GURPS Riverworld
- GURPS Riverworld cover
- Designers: J. M. Caparula
- Publishers: Steve Jackson Games
- Publication: 1989
- Systems: GURPS

= GURPS Riverworld =

GURPS Riverworld is a sourcebook for the GURPS role-playing game.

==Contents==
GURPS Riverworld is a GURPS supplement and campaign setting that describes Riverworld, a planet where every person in human history is reincarnated along the banks of an incredibly long river, as drawn from the novels of Philip José Farmer. The book describes the technology of the River Valley, the famous characters who inhabit it, their aircraft and riverboats, and the alien Ethicals who created the place. The book includes rules for mass combat and guidelines for running a campaign, plus an introductory scenario, "Resurrection Day."

GURPS Riverworld describes, as a setting in which gamemasters and players can set their adventures, the fictional world described in the novels of the Riverworld series by Philip José Farmer.

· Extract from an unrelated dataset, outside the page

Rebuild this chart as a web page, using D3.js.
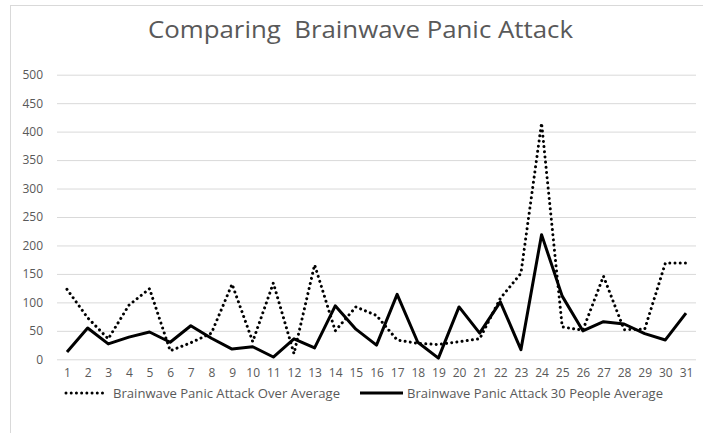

This setting is an artificial planet where everyone who lived before a set date in history seems to have been resurrected.

==Publication history==
GURPS Riverworld was written by J.M. Caparula with Steve Jackson and Creede Lambard, with a cover by Alan Gutierrez and illustrations by Larry MacDougall, and was published by Steve Jackson Games in 1989 as a 128-page book.

==Reception==
In the January 1990 edition of Games International (Issue 12), Ian Marsh thought that Riverworld was a good place to set a role-playing adventure, but pointed out that it would work best with people who had not read Riverworld, saying, "it would spoil the novelty of adventuring there if players who were new to it knew anything about the background." Although Marsh thought that the GURPS system was a good one for the Riverworld setting, he complained that the GURPS system didn't make the special character "heroic enough." He also found the organization of the book wanting, pointing out that even with an index, "there is still too much page-flipping to find information." He also had issue with the copy-editing, finding a large number of errors in the text. However, he concluded by giving the game an above average rating of 4 stars out of 5, although he warned players that "Riverworlds appeal is limited."

In the April 1990 edition of Dragon (Issue #156), Ken Rolston was generally impressed, saying, "For old-time fans of the Riverworld novels, this is a fun read just for the overview of the Riverworld setting, the motivations of its creators, and the mechanics of its maintenance. But much to my surprise, I found it an interesting and plausible setting for role-playing adventure, and the GURPS game is the perfect system to support it. The access to PC and NPC personalities and cultures from all the historical periods of Earth, the problem-solving challenges of adapting and improvising in the lower technological level of Riverworld society, the opportunities for empire-building in the style of Clemens and King John, and the epic upriver quest to the Tower of the Ethicals - there's some great stuff here for a role-playing campaign."